Now, practically, you will not encounter a crash when merely dereferencing a null pointer. The problem of identifying an object or function for an lvalue seems to be entirely language theoretical. What is problematic is when you try to read a value out of the result of dereference. The following case will almost certainly crash, because it tries to read an integer from an address which is most probably not mapped by the affected process
int a = *(int*)0;
There are few cases where reading out of such an expression probably won't cause a crash. One is when you dereference an array pointer:
int *pa = *(int(*)[1])0;
Since reading from an array just returns its address using a element pointer type, this will most probably just make a null pointer (but as you dereference a null pointer before, this still is undefined behavior formally). Another case is dereferencing of function null pointers. Here too, reading a function lvalue just give you its address but using a function pointer type:
void(*pf)() = *(void(*)())0;
Aswell as the other cases, this is undefined behavior too, of course, but will probably not result in a crash.

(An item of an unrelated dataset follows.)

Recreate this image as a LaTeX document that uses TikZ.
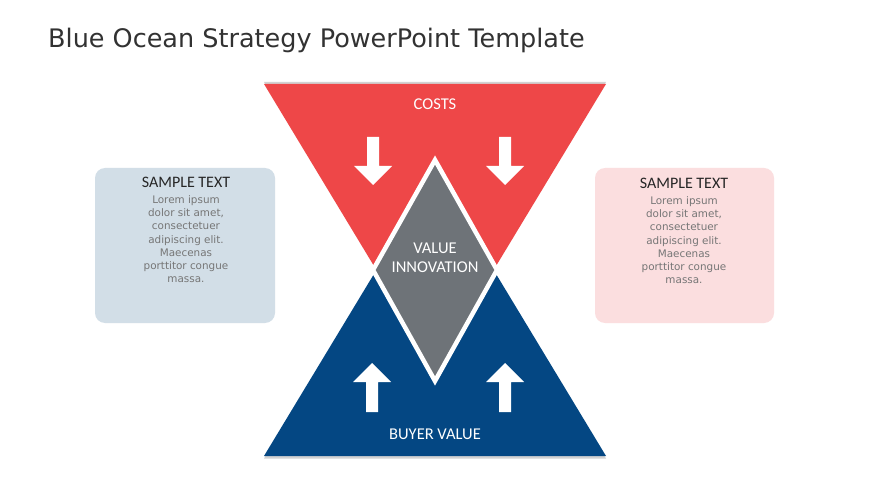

Like the above cases, just calling a non-virtual member function on a null pointer isn't practically problematic either, most probably - even though it formally is undefined behavior. Calling the function will jump to the functions address, and don't need to read any data. As soon as you would try to read a nonstatic data-member, the same problem occurs as when reading out of a normal null pointer. Some people place an
assert(this != NULL);
In front of some member function bodies in case they accidentally called a function on a null pointer. This may be a good idea when there are often cases where such functions are mistakenly called on null pointers, to catch errors early. But from a formal point of view, this
can never be a null pointer in a member function.